The judgment is affirmed.
On Motion for Rehearing.
Appellant company, upon the theory that its assignments are entitled to consideration, contends that appellee specially pleaded his title and relied solely upon the deed to him by Withers as president of appellant company, and that, as appellee failed to show authority from the board of directors to Withers to make the deed, this court erred in sustaining the peremptory instruction. Its contention is that we should render judgment for it for the land, and it is virtually admitted that it is in no position to demand the right to redeem. We will briefly consider the question whether the pleadings -are in such condition that appellant should have been awarded a judgment for the land without paying for it.
Appellees’ original petition was a formal action of trespass to try title.

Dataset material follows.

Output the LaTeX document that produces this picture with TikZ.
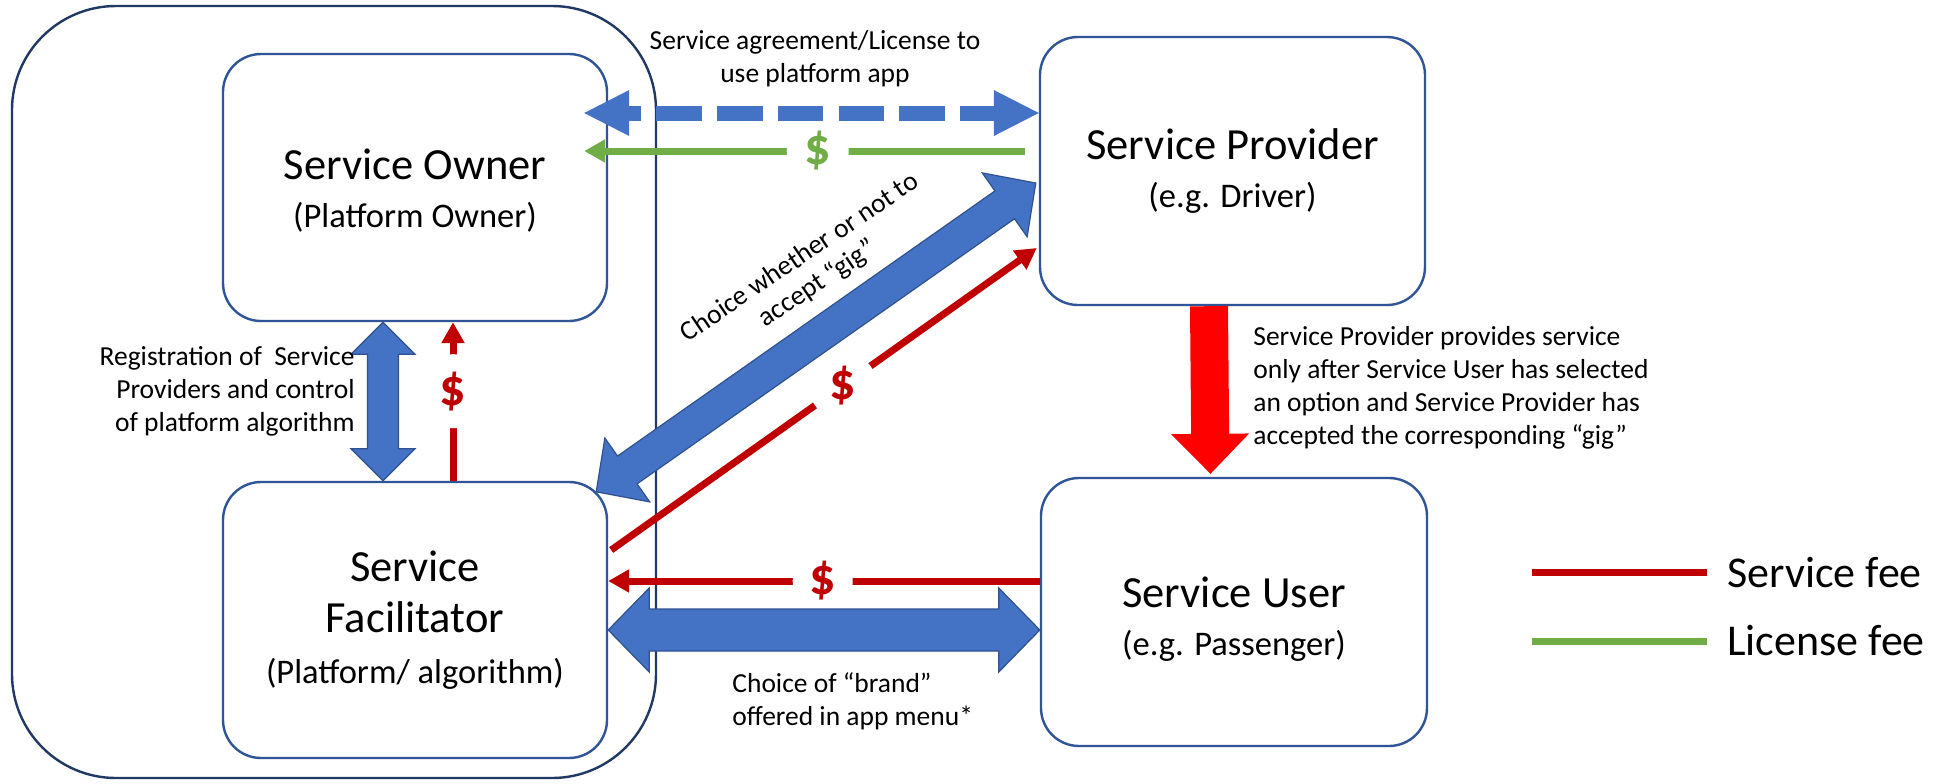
\documentclass[tikz,border=0pt]{standalone}
\usepackage{fontspec}
\setmainfont{Carlito}
\usetikzlibrary{arrows.meta,calc}

\definecolor{arrowblue}{HTML}{4472C4}
\definecolor{arrowedge}{HTML}{2F528F}
\definecolor{boxedge}{HTML}{2F5597}
\definecolor{outeredge}{HTML}{203864}
\definecolor{feered}{HTML}{C00000}
\definecolor{licgreen}{HTML}{70AD47}
\definecolor{bigred}{HTML}{FF0000}

\newcommand{\boxsub}{\fontsize{17.25pt}{24pt}\selectfont}

\tikzset{
  actor/.style={draw=boxedge, line width=1.2pt, fill=white, rounded corners=19pt,
    align=center, inner sep=0pt, font=\fontsize{22.25pt}{24pt}\selectfont},
  platformbox/.style={draw=outeredge, line width=1.2pt, rounded corners=52pt, inner sep=0pt},
  note/.style={inner sep=0pt, font=\fontsize{13.75pt}{16.5pt}\selectfont},
  legendtext/.style={inner sep=0pt, anchor=base west, font=\fontsize{22pt}{24pt}\selectfont},
  feeline/.style={draw=feered, line width=3.5pt, -{Triangle[length=10.5pt,width=11pt]}},
  licline/.style={draw=licgreen, line width=3.5pt, -{Triangle[length=10.5pt,width=11pt]}},
  dollar/.style={circle, fill=white, inner sep=0pt, font=\fontsize{26pt}{28pt}\selectfont\bfseries},
  blockblue/.style={fill=arrowblue, draw=arrowedge, line width=0.6pt},
  dashblue/.style={draw=arrowblue, line width=7.5pt, dash pattern=on 22.75pt off 7.6pt,
    dash phase=16.75pt,
    {Triangle[length=22.5pt,width=23pt,line width=0pt]}-{Triangle[length=22.5pt,width=23pt,line width=0pt]}},
  % double-headed block arrow: shaft half width, head half width, head length
  dblk/.style n args={3}{to path={
    let \p1=(\tikztostart), \p2=(\tikztotarget), \n1={atan2(\y2-\y1,\x2-\x1)} in
    (\p1) -- ($(\p1)+(\n1:#3)+(\n1+90:#2)$) -- ($(\p1)+(\n1:#3)+(\n1+90:#1)$)
    -- ($(\p2)+(\n1+180:#3)+(\n1+90:#1)$) -- ($(\p2)+(\n1+180:#3)+(\n1+90:#2)$) -- (\p2)
    -- ($(\p2)+(\n1+180:#3)+(\n1-90:#2)$) -- ($(\p2)+(\n1+180:#3)+(\n1-90:#1)$)
    -- ($(\p1)+(\n1:#3)+(\n1-90:#1)$) -- ($(\p1)+(\n1:#3)+(\n1-90:#2)$) -- cycle
  }},
  % single-headed block arrow
  sblk/.style n args={3}{to path={
    let \p1=(\tikztostart), \p2=(\tikztotarget), \n1={atan2(\y2-\y1,\x2-\x1)} in
    ($(\p1)+(\n1+90:#1)$) -- ($(\p2)+(\n1+180:#3)+(\n1+90:#1)$)
    -- ($(\p2)+(\n1+180:#3)+(\n1+90:#2)$) -- (\p2)
    -- ($(\p2)+(\n1+180:#3)+(\n1-90:#2)$) -- ($(\p2)+(\n1+180:#3)+(\n1-90:#1)$)
    -- ($(\p1)+(\n1-90:#1)$) -- cycle
  }},
}

\begin{document}
\begin{tikzpicture}[x=0.5pt, y=-0.5pt]
  % canvas
  \path[fill=white] (0,0) rectangle (1951,783);
  \useasboundingbox (0,0) rectangle (1951,783);

  % platform container and the four parties
  \node[platformbox, minimum width=322pt, minimum height=386pt] (platform) at (334,392) {};
  \node[actor, minimum width=192pt, minimum height=133.5pt] (owner) at (415,187.5)
    {\rule{0pt}{18pt}Service Owner\\{\boxsub (Platform Owner)}};
  \node[actor, minimum width=192pt, minimum height=138pt,
        font=\fontsize{22.25pt}{25.5pt}\selectfont] (facil) at (415,620)
    {Service\\Facilitator\\{\fontsize{17.25pt}{25.5pt}\selectfont (Platform/ algorithm)}};
  \node[actor, minimum width=192.5pt, minimum height=134pt] (prov) at (1232.5,171)
    {Service Provider\\{\boxsub (e.g. Driver)}};
  \node[actor, minimum width=193pt, minimum height=134pt] (user) at (1234,612)
    {\rule{0pt}{22.6pt}Service User\\{\boxsub (e.g. Passenger)}};

  % connector end points
  \coordinate (dL) at ($(owner.east |- 0,113)+(-12pt,0)$);
  \coordinate (dR) at (prov.west |- 0,113);
  \coordinate (gS) at ($(prov.west |- 0,151)+(-7pt,0)$);
  \coordinate (gE) at ($(owner.east |- 0,151)+(-12pt,0)$);
  \coordinate (cA) at ($(facil.north east)+(-6pt,-5.5pt)$);
  \coordinate (cB) at ($(prov.west)+(-1.5pt,-6pt)$);
  \coordinate (rdS) at ($(facil.east)+(1.5pt,35pt)$);
  \coordinate (rdE) at ($(prov.west)+(-1pt,-38.5pt)$);
  \coordinate (rhS) at (user.west |- 0,581);
  \coordinate (rhE) at (facil.east |- 0,581);
  \coordinate (bhA) at (facil.east |- 0,630);
  \coordinate (bhB) at (user.west |- 0,630);
  \coordinate (bvA) at ($(owner.south)+(-16pt,0)$);
  \coordinate (bvB) at ($(facil.north)+(-16pt,0)$);
  \coordinate (rvS) at ($(facil.north)+(19pt,0)$);
  \coordinate (rvE) at ($(owner.south)+(19pt,0)$);
  \coordinate (svA) at ($(prov.south)+(-11.75pt,0)$);
  \coordinate (svB) at ($(user.north)+(-11.75pt,1.5pt)$);

  % fee flows
  \draw[licline] (gS) -- node[dollar, pos=0.47, minimum size=31pt, text=licgreen] (gfee) {\$} (gE);
  \draw[feeline] (rdS) -- node[dollar, pos=0.544, minimum size=34pt, text=feered] (dfee) {\$} (rdE);
  \draw[feeline] (rhS) -- node[dollar, pos=0.503, minimum size=30pt, text=feered] (hfee) {\$} (rhE);
  \draw[feeline] (rvS) -- node[dollar, pos=0.565, minimum size=37pt, text=feered] (vfee) {\$} (rvE);

  % licence agreement
  \draw[dashblue] (dL) -- (dR);

  % interactions
  \draw[blockblue] (cA) to[dblk={8.5pt}{19.5pt}{19pt}] (cB);
  \draw[blockblue] (bhA) to[dblk={10.5pt}{21pt}{20.5pt}] (bhB);
  \draw[blockblue] (bvA) to[dblk={7.75pt}{16pt}{16pt}] (bvB);
  \draw[fill=bigred, draw=none] (svA) to[sblk={9.5pt}{19.5pt}{20pt}] (svB);

  % labels
  \node[note, align=center] (lictext) at (815,59) {Service agreement/License to\\use platform app};
  \node[note, align=right, anchor=east] (regtext) at (355,391)
    {Registration of\ \ Service\\Providers and control\\of platform algorithm};
  \node[note, align=center, rotate=34, font=\fontsize{13.75pt}{15.75pt}\selectfont] (gigtext) at (809,271)
    {Choice whether or not to\\accept “gig”};
  \node[note, align=left, anchor=west] (servtext) at (1253,388)
    {Service Provider provides service\\only after Service User has selected\\an option and Service Provider has\\accepted the corresponding “gig”};
  \node[note, align=left, anchor=west] (brandtext) at (732,701.5)
    {Choice of “brand”\\offered in app menu*};

  % legend
  \node[legendtext] (lgfee) at (1727,587) {Service fee};
  \node[legendtext] (lglic) at (1727,655) {License fee};
  \coordinate (lgfeeA) at (1532,572);
  \coordinate (lgfeeB) at (1707,572);
  \coordinate (lglicA) at (1532,641);
  \coordinate (lglicB) at (1707,641);
  \draw[draw=feered, line width=3.5pt] (lgfeeA) -- (lgfeeB);
  \draw[draw=licgreen, line width=3.5pt] (lglicA) -- (lglicB);
\end{tikzpicture}
\end{document}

Appellant answered by general denial and plea of. not guilty, and, by way of further answer and cross-action, alleged the sale by Nix to Withers of the land, the execution and delivery of the vendor’s lien notes, and the conveyance of the land by Withers to appellant company subject to the debt due Nix; such allegations disclosing that the notes had matured long prior to the bringing of the suit. It pleaded that it had equities, describing them, which entitled it to redeem the land from the purchase-money debt against it, and averred its willingness to pay the debt. Its prayer, aside from its claim for damages, is that the deed by Withers as president of appellant company be canceled, and that it be allowed to pay the purchase money due on the land. We find no mention of the deed from Withers to Nix in the original answer except in the prayer.
The motion for rehearing is overruled.